When it gets to the campaign guides, it actually starts off as something of a tutorial and uses the early missions to introduce the skills you will need to play the game. This is a great idea for less skilled pilots like myself and the sort of thing I could have done with at the time. I’d probably have got a lot more out of the game with this to teach me the basics. The in-game tutorials weren’t bad but I was still left not knowing what I was doing when I started the game itself.
After the early missions, it settles down into a more standard mission guide. The advice given is still very specific and just what you would need to get through the game. I’ve always been a little skeptical about how needed the mission guides were in some of the other games but there is enough going on in Longbow to justify them. There is full detail about altering your waypoints to avoid heavy resistance which would have been particularly useful. This was not a game where you could blindly follow the preset route all the time.
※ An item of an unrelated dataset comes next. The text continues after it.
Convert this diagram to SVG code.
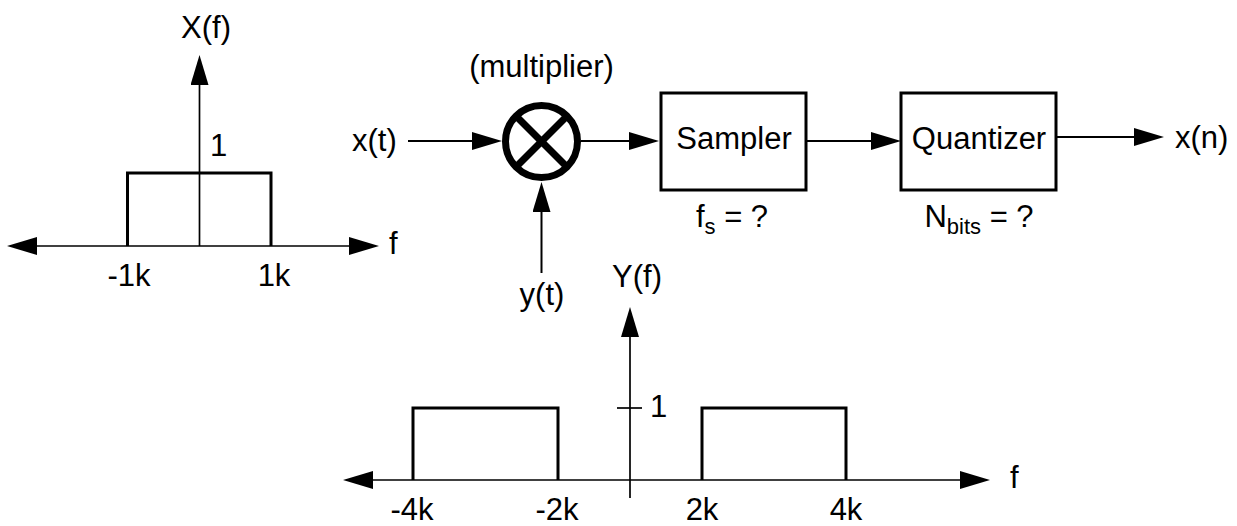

There are a few interviews to end the book. The first is with an actual Longbow pilot who gives some flying tips which mirror a lot of the tips given earlier in the book. I’d have been curious to know what he thought of the game but they never asked the question (or didn’t like the answer and didn’t publish it). There is then another talk with Andy Hollis who describes the creation of the game and how he ended up at Origin and created the team to work on it. Longbow apparently started out as a far more arcade oriented game called Chopper Attack which would have been released simultaneously on 3DO. The collapse of the 3DO resulted in a more detailed PC only game which led into the full-on simulation we ended up with. There are some superfluous Jane’s articles on the Longbow to finish the guide which would probably appeal to anyone who is more into flying helicopters than myself.
This is a well put together book and I expect I would have enjoyed the game a lot more if I’d bought this a few months earlier. It almost makes me want to go and have a go at playing the game again but I think I’d soon change my mind if I actually fired it up again.